Residential school survivors and their families in Nova Scotia will soon be able to have the fees waived when they legally change their name.
Premier Stephen McNeil, who is also the minister of Aboriginal Affairs, announced the change is meant to make reclaiming ancestral names easier for those who were forced to take on a Euro-Canadian name when entering the residential school system.
“Their name, like much of their identity, was taken away from them,” said McNeil. “We need to make it as easy as possible if they want to reclaim their name.”

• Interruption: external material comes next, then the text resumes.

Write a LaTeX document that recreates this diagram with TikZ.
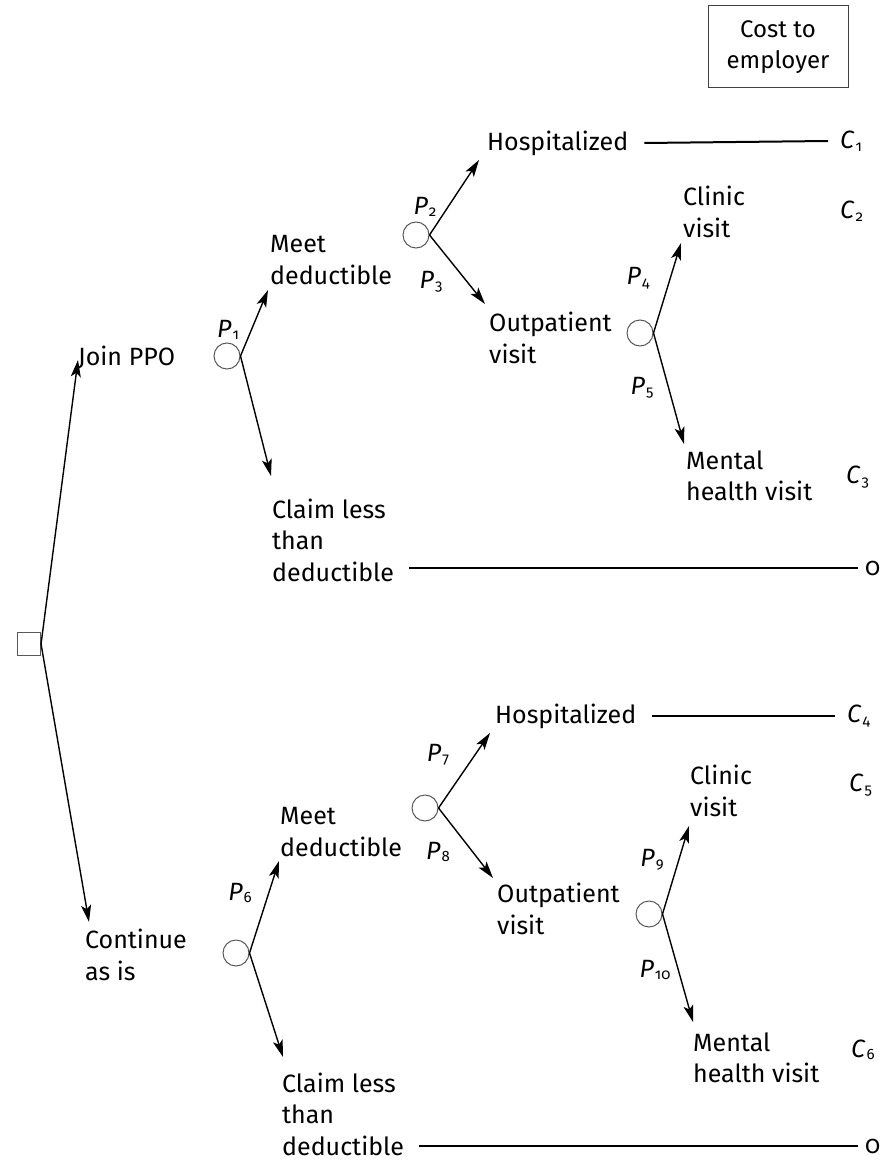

Residential schools were opened in effort to assimilate Indigenous children to a “Canadian” way of life. One example of assimilation was prohibiting children from speaking their native language. Another example is when students would arrive, they would be assigned a new name. In some cases, they were merely assigned a number.
The province’s decision to waive the fees is in response to the Truth and Reconciliation Commission’s 17th call to action, which recommends governments waive administrative costs for a period of five years to allow residential school survivors and their families to reclaim names changed by the residential school system.
The policy will take effect July 9.
The name change process would revise official identity documents, such as birth certificates, passports, drivers licences, health cards, status cards and social insurance numbers.
In Nova Scotia, the cost to change a name is normally $165.70 and $24.95 for each additional family member.
‘Better path going forward,’ says premier
McNeil said the policy change is to acknowledge the government’s relationship, past and present, with Indigenous people. He said the opportunity for people to reclaim their last name is an effort to create a “better path going forward.”
Once the name change is complete, the fees to change a name on a driver’s licence or other government-issued identification will also be waived.